In tight-knit communities, gossip travels faster than 5G, yet victims of domestic abuse still struggled to be believed. Enter the *Kunsill Lokali* of Żabbar, which last month turned its 19th-century *palazz* into Malta’s first *“Safe House Hub”*. The ground-floor salon—once reserved for *festa* committee meetings—now hosts weekly *“għaqdiet”* where neighbours learn to recognise bruises beneath lace sleeves and economic coercion hidden in joint bank accounts. Mayor Darren Abela explains: *“We flipped the script. Instead of telling victims to leave their homes, we train the village to spot the signs and speak up collectively.”* Since January, police report a 42 % increase in domestic-violence calls from Żabbar—statistics the mayor calls *“bitter but necessary proof”* that the silence is cracking.

Youth coding a culture shift

Meanwhile, Malta’s booming iGaming sector is lending tech talent to the cause.
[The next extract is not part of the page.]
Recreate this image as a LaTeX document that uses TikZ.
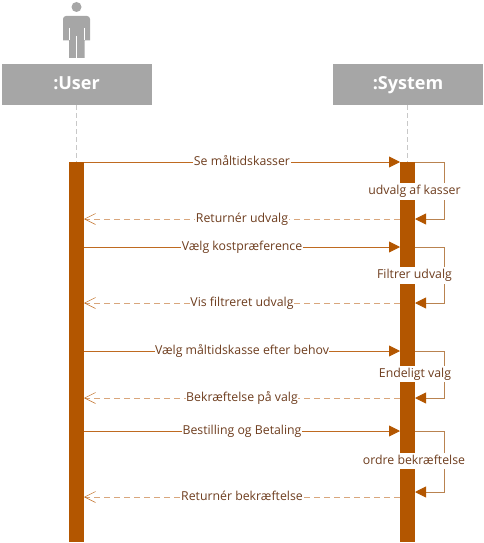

A three-man team from St Julian’s start-up *PixelPulsar* has built *“Raporta”*, an anonymous voice-note platform that geo-tags incidents of harassment at bus stops, Paceville clubs and university corridors. Within six weeks, 1,200 users uploaded 30-second clips describing everything being groped to racial slurs. The data heat-map—overlaid on Google Earth—forced Transport Malta to add 24-hour security cameras outside the Sliema ferry terminal, a hotspot for late-night assaults. *“We gamified witnessing,”* says 24-year-old co-developer Yana Bugeja. *“Every upload unlocks points that can be traded for festival tickets. Seeing and hearing literally pays off.”*

Cultural cross-currents

Not everyone is applauding. Critics argue the campaign risks turning Malta into a *“surveillance village”* where every spat ends up on TikTok. Others fear weaponisation: ex-partners uploading fake voice notes to tarnish reputations. The Commissioner for Voluntary Organisations, Kenneth Wain, counters that transparency is the antidote: *“We publish verification rates. If a story doesn’t check out, we flag it. Speaking out must never mean speaking without consequence.”*

Conclusion: A republic of witnesses

On 16 October, the feast of Malta’s patron saint, the Archbishop will lead a candlelight walk from Floriana to the Caruana Galizia memorial. Organisers expect 5,000 people—grandmothers clutching rosaries, teenagers in *República* hoodies, toddlers on parents’ shoulders—to recite a modified *Rosary for the Nation*. Instead of the traditional mysteries, each decade will focus on seeing, hearing and speaking out against injustice in real time. Whether the ritual becomes annual tradition or fades like a political slogan remains to be seen. But for one night, at least, the island’s competing soundtracks—church bells, car horns, club beats—will pause long enough for a single sentence to echo down the limestone alleys: *“Ara, Ismagħni, Tkellem!”* In a country where silence once passed for survival, raising your voice is no longer rebellion; it’s citizenship.